African Perspective Mboneko Munyaga

The underworld of conspiracies is perhaps the most ‘comfortable’ zone of existence on earth. It is hard to believe that things just happen without a reason. Imagine a person travels by train across the United States and checks into a hotel with a cache of firearms where the President of the United States, would be attending a grand function the next day. Completely no suspicion!

That is not a security oversight, it is a serious security failure. For like it or not, the United States President is the world’s most powerful man, and arguably the most highly protected. Videos on social media showing security agents springing into action after gunshots were fired at the Washington Hilton Hotel and President Trump and his wife, Melania, evacuated to safety are plausible.
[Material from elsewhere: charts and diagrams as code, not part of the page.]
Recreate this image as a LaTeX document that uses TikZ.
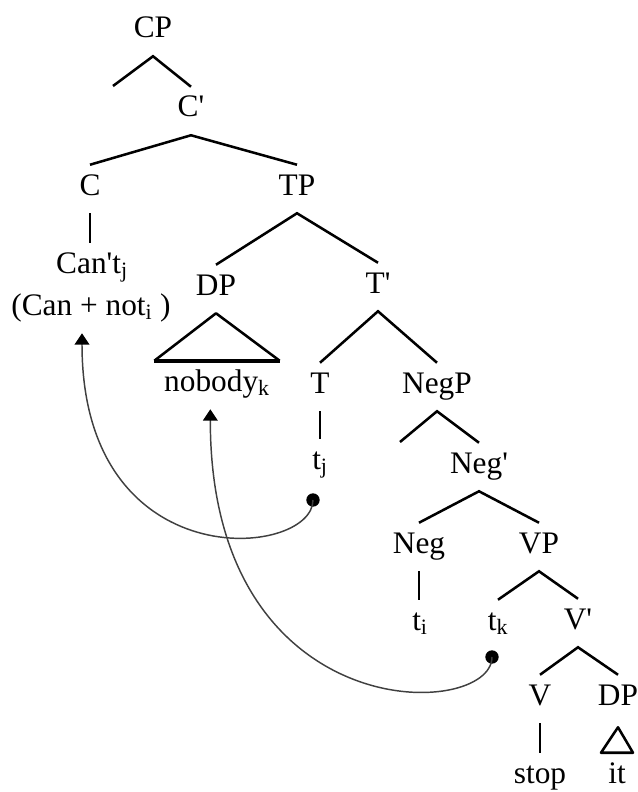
\documentclass[tikz,border=0pt]{standalone}
\usepackage{fontspec}
\setmainfont{Liberation Serif}
\usetikzlibrary{arrows.meta}
\tikzset{
  cat/.style={inner sep=0pt, text height=22.5pt, text depth=13.5pt, anchor=base,
    font=\fontsize{23.5}{27}\selectfont},
  branch/.style={line width=1.9pt},
  move/.style={-{Triangle[length=8.5pt,width=11pt,color=black]}, line width=1.1pt, black!75},
  trace/.style={circle, fill=black, inner sep=0pt, minimum size=10pt}
}

\begin{document}
\begin{tikzpicture}[x=0.75pt, y=-0.75pt]
  \useasboundingbox (0,0) rectangle (638,792);

  % categories
  \node[cat] (CP) at (153,38) {CP};
  \coordinate (spec) at (113,86);
  \node[cat] (Cbar) at (191,117) {C\textquotesingle};
  \node[cat] (C) at (90,195) {C};
  \node[cat] (TP) at (297,195) {TP};
  \node[cat] (cant) at (92,273) {Can\textquotesingle t\textsubscript{j}};
  \node[cat] (canplus) at (91,315) {(Can + not\textsubscript{i} )};
  \node[cat] (DP) at (216,295) {DP};
  \node[cat] (Tbar) at (378,293) {T\textquotesingle};
  \node[cat] (nobody) at (217,391) {nobody\textsubscript{k}};
  \node[cat] (T) at (320,393) {T};
  \node[cat] (NegP) at (437,393) {NegP};
  \coordinate (negspec) at (400,442);
  \node[cat] (tj) at (320,469) {t\textsubscript{j}};
  \node[cat] (Negbar) at (479,473) {Neg\textquotesingle};
  \node[cat] (Neg) at (419,553) {Neg};
  \node[cat] (VP) at (539,553) {VP};
  \node[cat] (ti) at (420,630) {t\textsubscript{i}};
  \node[cat] (tk) at (498,630) {t\textsubscript{k}};
  \node[cat] (Vbar) at (578,629) {V\textquotesingle};
  \node[cat] (V) at (540,705) {V};
  \node[cat] (DPit) at (618,705) {DP};
  \node[cat] (stop) at (540,783) {stop};
  \node[cat] (it) at (617,783) {it};

  % branches
  \draw[branch] (spec) -- (CP.south) -- (Cbar.north);
  \draw[branch] (C.north) -- (Cbar.south) -- (TP.north);
  \draw[branch] (C.south) -- (C.south |- cant.north);
  \draw[branch] (DP.north) -- (TP.south) -- (Tbar.north);
  \draw[branch] (T.north) -- (Tbar.south) -- (NegP.north);
  \draw[branch] (T.south) -- (tj.north);
  \draw[branch] (negspec) -- (NegP.south) -- (Negbar.north);
  \draw[branch] (Neg.north) -- (Negbar.south) -- (VP.north);
  \draw[branch] (Neg.south) -- (Neg.south |- ti.north);
  \draw[branch] (tk.north) -- (VP.south) -- (Vbar.north);
  \draw[branch] (V.north) -- (Vbar.south) -- (DPit.north);
  \draw[branch] (V.south) -- (stop.north);

  % triangles
  \draw[branch, line join=round] ([xshift=-47pt]nobody.north) -- (DP.south) -- ([xshift=47pt]nobody.north);
  \draw[line width=2.8pt] ([xshift=-47pt]nobody.north) -- ([xshift=47pt]nobody.north);
  \draw[branch, line join=round] ([xshift=-12pt]it.north) -- ([yshift=-3pt]DPit.south) -- ([xshift=12pt]it.north) -- cycle;

  % movement
  \node[trace] (dj) at (313,500) {};
  \node[trace] (dk) at (492,657) {};
  \draw[move] (dj.center) .. controls (313,558) and (82,580) .. ([xshift=-6.75pt]canplus.south);
  \draw[move] (dk.center) .. controls (492,720) and (210,730) .. ([xshift=-5pt]nobody.south);
\end{tikzpicture}
\end{document}
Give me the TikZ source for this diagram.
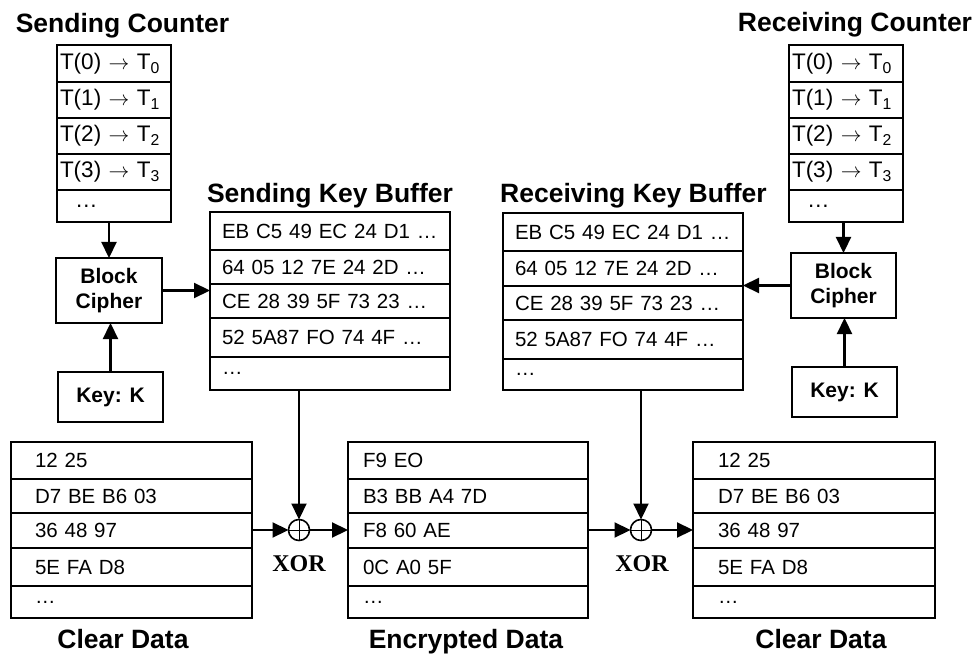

But sadly, they do little to dampen the sense of the security failure surrounding the entire fiasco, especially for a man with a history of several attempted assassinations. Anyway, that is America, the land of mega games of political power play for which it is safer to stay away.

The current wave of xenophobia in South Africa where blacks target fellow black Africans from other parts of the continent, allegedly for taking over jobs and businesses that belong to them, is one of those things that are hard to understand. It becomes even more so when a person clearly emerges as the champion of mobilising fellow citizens to attack, maim and kill “foreigners” for taking over opportunities that belong to “us.” She walks freely and takes pride in her work.

It defeats the imagination as to how fast black South Africans have forgotten their immediate past. South Africa is free today because the rest of Africa paid a very heavy price to liberate their country. In Tanzania, for example, we lost a most beloved prime minister, the late Edward Moringe Sokoine, because of a reckless ANC freedom fighter.

Young Dumisani Dube, a freedom fighter belonging to the ANC, driving carelessly from their bush training camp at Dakawa, Morogoro, rammed into Sokoine’s car in a highway motorcade on that fateful April 12,1984 day, killing our beloved prime minister instantly. Tanzanians never demanded all camps belonging to South African freedom fighters in their country be closed as a result.

But I think, South Africans should do us one last favour now. They should come and dig up the graves of their fallen fighters buried in our country to go and bury their remains in their “homeland paradise.” All Africa should now respond to South Africa’s xenophobia with the same united spirit that the continent demonstrated and marshalled in the fight against apartheid.

Failure to do so would be clear demonstration of double standards. Discrimination against blacks by White South Africans was bad but discrimination by black South Africans against fellow Africans is a cherished right. I refuse to ride that bandwagon.